Cover the dough with a damp cloth and let it rest for 10-15 minutes.
Step 3: Prepare the Stuffing
Heat 3-4 tablespoons of oil in a pan over medium heat. Once the oil is hot, add fennel seeds and cumin seeds. Sauté for about 30 seconds until they release their aroma.
Add the curry leaves and sauté for another 30 seconds.
Add the soaked moong dal to the pan and stir-fry for 5-6 minutes over medium heat.
Add green chili sauce and turmeric powder to the mixture. Pour in a little water and sauté for 2 more minutes.
Mix in the coriander powder and red chili powder. Sauté for an additional minute.
Add salt to taste and sauté for another minute before turning off the heat.
After turning off the heat, add the amchur powder and roasted Bengal gram flour to the mixture. Mix well to combine all ingredients.
Allow the stuffing to cool down to room temperature.
Step 4: Assemble the Kachoris
Divide the dough into lemon-sized balls and roll them into smooth spheres. Using your fingers or a rolling pin, flatten each ball into a small disc, creating a slight bowl shape.
Place about 1 tablespoon of the stuffing into the center of each disc.
Gather the edges of the dough to seal the stuffing inside, pinching to close securely. Gently flatten the stuffed dough ball with your fingers to form a thick kachori.
Repeat the process with the remaining dough and stuffing.
Step 5: Fry the Kachoris
Heat enough oil in a deep pan or kadai over medium heat for deep frying.
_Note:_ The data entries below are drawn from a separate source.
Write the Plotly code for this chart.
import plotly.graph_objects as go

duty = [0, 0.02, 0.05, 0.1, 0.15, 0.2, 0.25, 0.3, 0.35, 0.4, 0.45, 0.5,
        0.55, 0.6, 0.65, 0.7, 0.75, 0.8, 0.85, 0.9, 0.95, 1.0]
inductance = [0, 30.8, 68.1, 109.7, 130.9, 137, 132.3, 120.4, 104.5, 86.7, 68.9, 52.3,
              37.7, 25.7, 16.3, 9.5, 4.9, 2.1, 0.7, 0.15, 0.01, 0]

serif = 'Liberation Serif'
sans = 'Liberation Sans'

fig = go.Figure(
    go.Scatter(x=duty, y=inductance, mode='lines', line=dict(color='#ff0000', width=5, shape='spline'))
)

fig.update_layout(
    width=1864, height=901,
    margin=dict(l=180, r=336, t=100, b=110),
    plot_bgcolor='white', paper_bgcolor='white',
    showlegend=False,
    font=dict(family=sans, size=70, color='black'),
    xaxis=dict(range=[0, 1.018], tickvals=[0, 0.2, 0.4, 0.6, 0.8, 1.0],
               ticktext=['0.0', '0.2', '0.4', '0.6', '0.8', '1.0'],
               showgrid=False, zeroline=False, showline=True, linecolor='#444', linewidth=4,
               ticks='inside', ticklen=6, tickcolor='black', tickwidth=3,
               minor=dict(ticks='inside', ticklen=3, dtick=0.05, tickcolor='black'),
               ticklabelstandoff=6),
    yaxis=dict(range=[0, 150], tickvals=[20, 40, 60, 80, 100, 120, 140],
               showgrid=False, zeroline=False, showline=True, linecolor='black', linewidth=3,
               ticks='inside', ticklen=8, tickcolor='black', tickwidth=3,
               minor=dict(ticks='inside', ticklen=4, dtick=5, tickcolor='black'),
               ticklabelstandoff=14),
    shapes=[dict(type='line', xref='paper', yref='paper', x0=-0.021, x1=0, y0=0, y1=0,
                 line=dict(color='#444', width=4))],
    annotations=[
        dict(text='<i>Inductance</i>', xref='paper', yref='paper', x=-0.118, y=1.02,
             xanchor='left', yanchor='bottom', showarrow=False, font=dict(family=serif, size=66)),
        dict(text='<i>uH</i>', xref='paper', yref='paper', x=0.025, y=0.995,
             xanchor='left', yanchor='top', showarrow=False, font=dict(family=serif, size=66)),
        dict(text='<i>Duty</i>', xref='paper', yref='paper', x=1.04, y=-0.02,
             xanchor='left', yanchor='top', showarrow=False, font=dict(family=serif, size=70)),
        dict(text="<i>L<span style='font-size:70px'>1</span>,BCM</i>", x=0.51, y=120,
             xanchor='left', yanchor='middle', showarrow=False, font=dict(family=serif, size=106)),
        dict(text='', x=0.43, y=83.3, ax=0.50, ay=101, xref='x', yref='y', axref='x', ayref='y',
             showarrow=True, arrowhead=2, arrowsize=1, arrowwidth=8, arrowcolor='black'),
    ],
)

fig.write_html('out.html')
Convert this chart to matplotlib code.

To test if the oil is ready, drop a small piece of dough into the oil; it should rise to the surface slowly without turning brown immediately.
Carefully slide the prepared kachoris into the hot oil, adding as many as the pan can accommodate without overcrowding.
Keep the flame between low and medium to ensure the kachoris cook evenly and become crispy.
Fry the kachoris until they puff up and turn golden brown, flipping them occasionally for even cooking.
Once they are golden brown and crispy, remove them from the oil using a slotted spoon and place them on paper towels to absorb excess oil.
Serve the hot and crunchy moong dal kachoris with hot coffee or your favorite chutney.
Enjoy your homemade Moong Dal Kachoris, a delightful snack that brings the authentic flavors of Uttar Pradesh right to your kitchen. These kachoris are perfect for serving at parties, family gatherings, or simply as a tea-time treat. The crispy outer layer combined with the spicy moong dal filling makes for an irresistible combination that will leave everyone asking for more. Don't hesitate to experiment with the spice levels to suit your taste preferences. Happy cooking!